**SET TASK**: Output the material below unchanged, apart from leaving out the pictures.

**SOURCE DATA**:
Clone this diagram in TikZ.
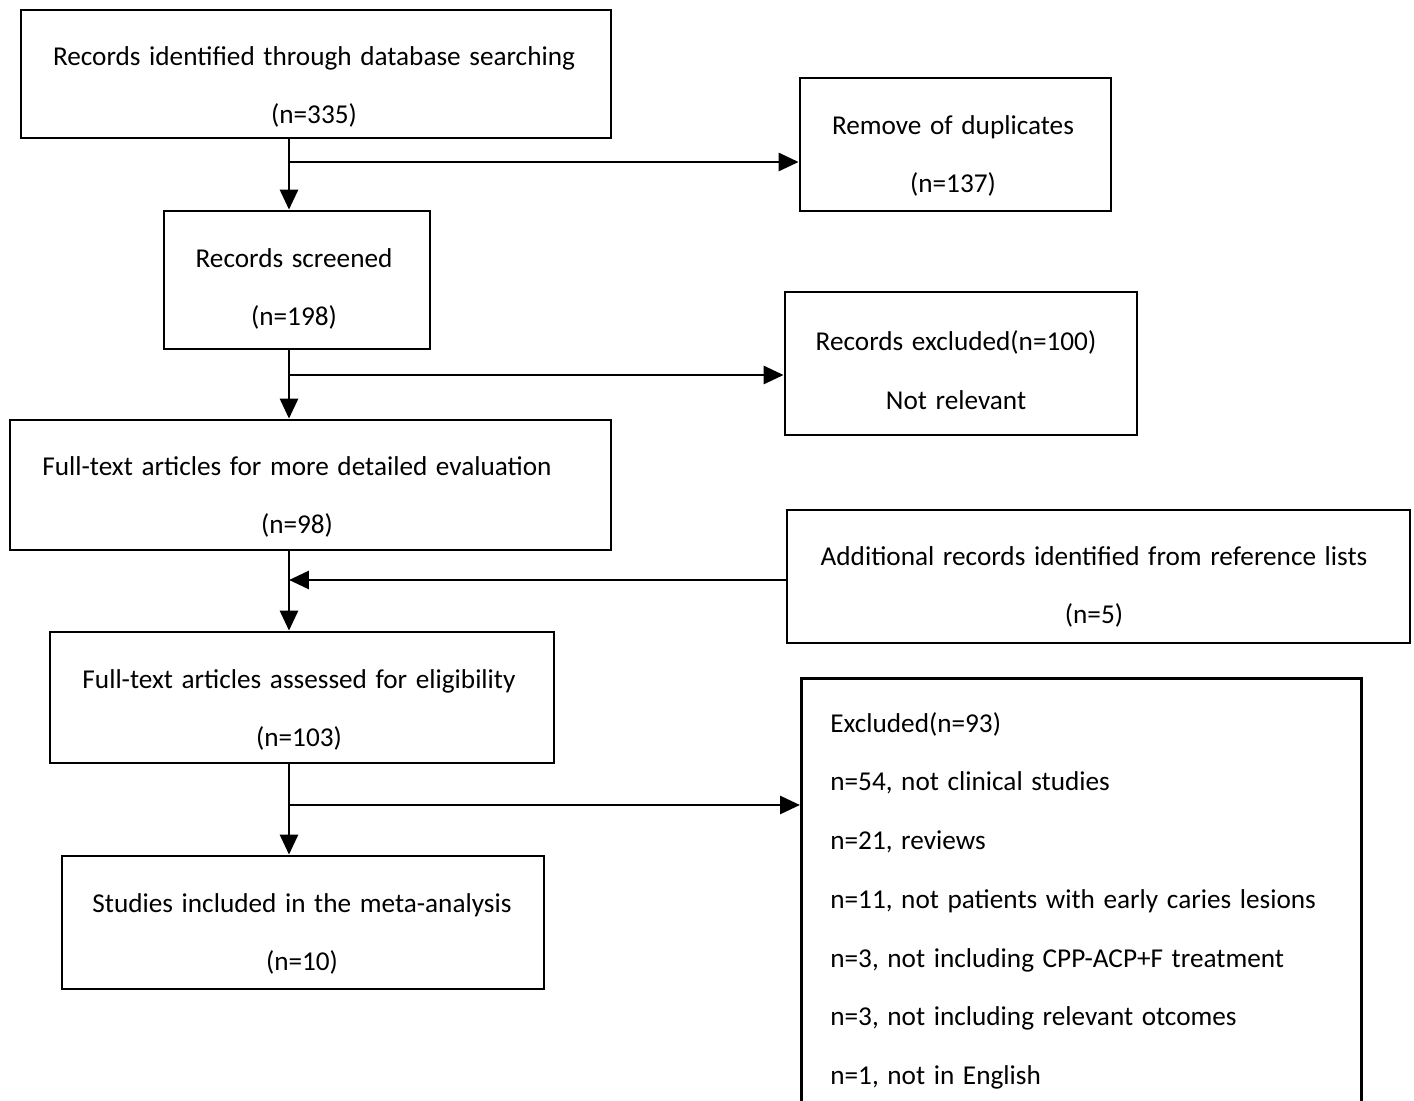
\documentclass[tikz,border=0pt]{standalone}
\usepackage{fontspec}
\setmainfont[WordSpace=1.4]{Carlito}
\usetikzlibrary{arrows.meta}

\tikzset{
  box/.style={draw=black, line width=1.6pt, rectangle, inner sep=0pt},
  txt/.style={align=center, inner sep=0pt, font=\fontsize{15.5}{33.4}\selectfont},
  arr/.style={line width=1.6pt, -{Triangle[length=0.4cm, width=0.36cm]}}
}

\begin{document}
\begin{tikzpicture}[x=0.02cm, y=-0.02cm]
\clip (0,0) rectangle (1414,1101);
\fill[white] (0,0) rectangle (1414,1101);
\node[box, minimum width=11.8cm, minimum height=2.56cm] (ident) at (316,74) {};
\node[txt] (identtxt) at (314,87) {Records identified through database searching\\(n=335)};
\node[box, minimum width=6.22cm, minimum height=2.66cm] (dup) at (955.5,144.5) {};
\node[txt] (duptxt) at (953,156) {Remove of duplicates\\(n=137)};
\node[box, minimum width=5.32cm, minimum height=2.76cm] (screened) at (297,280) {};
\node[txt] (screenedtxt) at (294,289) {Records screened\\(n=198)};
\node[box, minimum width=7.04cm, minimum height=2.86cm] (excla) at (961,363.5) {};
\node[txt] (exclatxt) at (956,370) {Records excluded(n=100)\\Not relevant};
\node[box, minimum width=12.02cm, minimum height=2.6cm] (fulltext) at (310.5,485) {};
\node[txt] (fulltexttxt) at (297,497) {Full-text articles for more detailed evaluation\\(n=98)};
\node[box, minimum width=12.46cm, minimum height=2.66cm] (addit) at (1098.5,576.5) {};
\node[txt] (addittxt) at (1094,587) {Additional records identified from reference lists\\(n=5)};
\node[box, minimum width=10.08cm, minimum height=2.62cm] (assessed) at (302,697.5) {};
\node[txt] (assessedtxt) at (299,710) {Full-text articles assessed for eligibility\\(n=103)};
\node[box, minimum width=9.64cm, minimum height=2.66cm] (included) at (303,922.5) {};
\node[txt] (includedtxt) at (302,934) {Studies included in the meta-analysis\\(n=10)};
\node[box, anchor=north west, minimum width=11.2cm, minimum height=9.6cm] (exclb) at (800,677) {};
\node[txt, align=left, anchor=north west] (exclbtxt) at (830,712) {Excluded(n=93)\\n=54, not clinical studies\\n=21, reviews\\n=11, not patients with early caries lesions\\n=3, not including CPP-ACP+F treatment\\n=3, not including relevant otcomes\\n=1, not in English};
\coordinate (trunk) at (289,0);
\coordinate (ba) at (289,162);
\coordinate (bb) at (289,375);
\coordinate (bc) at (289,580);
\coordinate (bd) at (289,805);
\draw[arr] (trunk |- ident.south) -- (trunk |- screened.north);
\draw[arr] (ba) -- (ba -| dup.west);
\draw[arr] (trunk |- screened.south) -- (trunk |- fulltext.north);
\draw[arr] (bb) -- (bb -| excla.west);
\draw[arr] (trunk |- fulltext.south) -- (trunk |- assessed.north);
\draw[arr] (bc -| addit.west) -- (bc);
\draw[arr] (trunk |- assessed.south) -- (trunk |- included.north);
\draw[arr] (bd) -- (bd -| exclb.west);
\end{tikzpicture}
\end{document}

**ANSWER TO THIS PROBLEM**:
Clone this diagram in TikZ.
\documentclass[tikz,border=0pt]{standalone}
\usepackage{fontspec}
\setmainfont[WordSpace=1.4]{Carlito}
\usetikzlibrary{arrows.meta}

\tikzset{
  box/.style={draw=black, line width=1.6pt, rectangle, inner sep=0pt},
  txt/.style={align=center, inner sep=0pt, font=\fontsize{15.5}{33.4}\selectfont},
  arr/.style={line width=1.6pt, -{Triangle[length=0.4cm, width=0.36cm]}}
}

\begin{document}
\begin{tikzpicture}[x=0.02cm, y=-0.02cm]
\clip (0,0) rectangle (1414,1101);
\fill[white] (0,0) rectangle (1414,1101);
\node[box, minimum width=11.8cm, minimum height=2.56cm] (ident) at (316,74) {};
\node[txt] (identtxt) at (314,87) {Records identified through database searching\\(n=335)};
\node[box, minimum width=6.22cm, minimum height=2.66cm] (dup) at (955.5,144.5) {};
\node[txt] (duptxt) at (953,156) {Remove of duplicates\\(n=137)};
\node[box, minimum width=5.32cm, minimum height=2.76cm] (screened) at (297,280) {};
\node[txt] (screenedtxt) at (294,289) {Records screened\\(n=198)};
\node[box, minimum width=7.04cm, minimum height=2.86cm] (excla) at (961,363.5) {};
\node[txt] (exclatxt) at (956,370) {Records excluded(n=100)\\Not relevant};
\node[box, minimum width=12.02cm, minimum height=2.6cm] (fulltext) at (310.5,485) {};
\node[txt] (fulltexttxt) at (297,497) {Full-text articles for more detailed evaluation\\(n=98)};
\node[box, minimum width=12.46cm, minimum height=2.66cm] (addit) at (1098.5,576.5) {};
\node[txt] (addittxt) at (1094,587) {Additional records identified from reference lists\\(n=5)};
\node[box, minimum width=10.08cm, minimum height=2.62cm] (assessed) at (302,697.5) {};
\node[txt] (assessedtxt) at (299,710) {Full-text articles assessed for eligibility\\(n=103)};
\node[box, minimum width=9.64cm, minimum height=2.66cm] (included) at (303,922.5) {};
\node[txt] (includedtxt) at (302,934) {Studies included in the meta-analysis\\(n=10)};
\node[box, anchor=north west, minimum width=11.2cm, minimum height=9.6cm] (exclb) at (800,677) {};
\node[txt, align=left, anchor=north west] (exclbtxt) at (830,712) {Excluded(n=93)\\n=54, not clinical studies\\n=21, reviews\\n=11, not patients with early caries lesions\\n=3, not including CPP-ACP+F treatment\\n=3, not including relevant otcomes\\n=1, not in English};
\coordinate (trunk) at (289,0);
\coordinate (ba) at (289,162);
\coordinate (bb) at (289,375);
\coordinate (bc) at (289,580);
\coordinate (bd) at (289,805);
\draw[arr] (trunk |- ident.south) -- (trunk |- screened.north);
\draw[arr] (ba) -- (ba -| dup.west);
\draw[arr] (trunk |- screened.south) -- (trunk |- fulltext.north);
\draw[arr] (bb) -- (bb -| excla.west);
\draw[arr] (trunk |- fulltext.south) -- (trunk |- assessed.north);
\draw[arr] (bc -| addit.west) -- (bc);
\draw[arr] (trunk |- assessed.south) -- (trunk |- included.north);
\draw[arr] (bd) -- (bd -| exclb.west);
\end{tikzpicture}
\end{document}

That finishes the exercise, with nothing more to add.